You are going to want to avoid certain types of foods that can cause the eggs to taste bad, but also foods that can be toxic to your chickens.

Some things to avoid feeding your chickens are: 

  • Onions
  • Garlic
  • Avocado pits and skins
  • Dried beans or undercooked beans
  • Rhubarb

It’s also safe to say that you don’t want to feed your chicken anything moldy, rotten, or salty. It’s best to stay away from those types of foods for most animals. If you are going to be feeding your chickens anything other than feed, make sure you are giving them foods that will be healthy for them and not harmful.

The Best Feed for Your Flock

When it comes to feeding your flock, you want the best feed on the market. It’s essential to read all information regarding exactly which flocks you can give that specific feed to, or you could be giving them something that could be harmful. There is a large variety of feed available for any situation or need that arises with your flock. 

Here are our recommendations for the best feed:

Mana Pro All Flock Crumble

If you are looking for something that will be perfect for a large flock of mixed birds, then the Mana Pro All-Star Flock Crumble with Probiotics would be an ideal choice. 

  • This works well for mixed flocks such as chickens, ducks, geese, turkeys, and game birds
  • Added probiotics to help aid in digestion
  • Vitamins and minerals for balanced diets 
  • No artificial colors or flavors 

Purina Premium Poultry Feed

When you are thinking about starting a mixed flock, the Purina Premium Poultry Feed Flock Raiser Pellets is a good choice.
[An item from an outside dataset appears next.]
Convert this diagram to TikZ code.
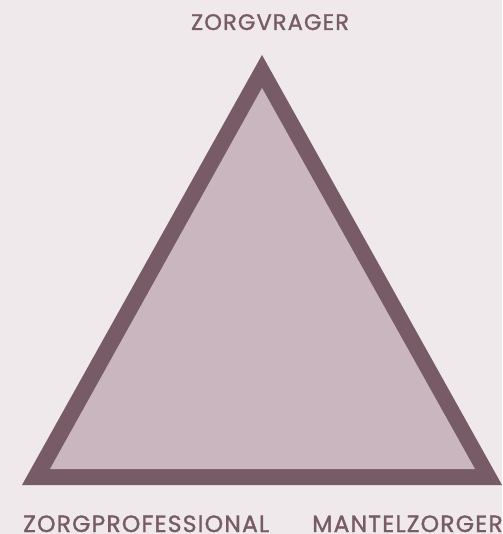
\documentclass[tikz,border=0pt]{standalone}
\usepackage{fontspec}
\newfontfamily\labelfont{Poppins}[LetterSpace=5,FakeBold=1.2]
\usepackage{xcolor}
\usetikzlibrary{positioning}
\definecolor{bgrose}{HTML}{EFE9EB}
\definecolor{darkmauve}{HTML}{775B66}
\definecolor{lightmauve}{HTML}{CAB6BF}
\tikzset{label/.style={text=darkmauve, font=\labelfont\fontsize{22.5}{22.5}\selectfont, inner sep=0pt},
  bottomlabel/.style={label, font=\labelfont\fontsize{23.5}{23.5}\selectfont, anchor=base west}}

\begin{document}
\begin{tikzpicture}[x=1pt,y=-1pt]
% background and size
\fill[bgrose] (0,0) rectangle (502,534);
\useasboundingbox (0,0) rectangle (502,534);

% triangle: dark border, light inside
\fill[darkmauve] (22,485) -- (262,55) -- (502,485) -- cycle;
\fill[lightmauve] (50,469) -- (262,88) -- (475,469) -- cycle;

\node[label, anchor=base] (top) at (270,30) {ZORGVRAGER};
\node[bottomlabel] (left) at (23,532) {ZORGPROFESSIONAL};
\node[bottomlabel] (right) at (312,532) {MANTELZORGER};
\end{tikzpicture}
\end{document}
It is used when the flock is young and starting. It is the perfect starter feed. 

  • Perfect for mixed flocks with chicks, ducklings, turkeys, and geese
  • Essential amino acids 
  • Great for digestive health
  • A good feed for muscle and skeletal development 

Fresh Eggs Daily Poultry Probiotics 

Are you looking to help aid in the production of the eggs your ducks or chickens lay? You can give your flock the Fresh Eggs Daily Poultry Probiotics Chicken and Duck Feed Supplements to provide them with the boost they need to produce eggs. 

  • Works for both chickens and ducks 
  • Helps egg production 
  • Natural probiotics 
  • Helps digestion

Verm- X Natural Support of Intestinal Health

If your flock needs a little intestinal help, then Verm- X Natural Support of Intestinal Health is the way to go. You can feed this to your mixed flock to help get their digestion back on track. 

  • Works for chickens, ducks, geese, and turkeys of all ages 
  • Natural herbal pellets 
  • Vets recommend this product 
  • You can eat any eggs produced while the flock is on this feed

In Conclusion

If you are going to put your chickens and ducks in the same common area, make sure you are following our guidelines to ensure you are doing it safely for both animals. You are going to want to make sure you are feeding them separately while they are ducklings and chicks.

Ducks and chickens can get along great if they grow up together, and many people do allow their ducks and chickens to live and eat together.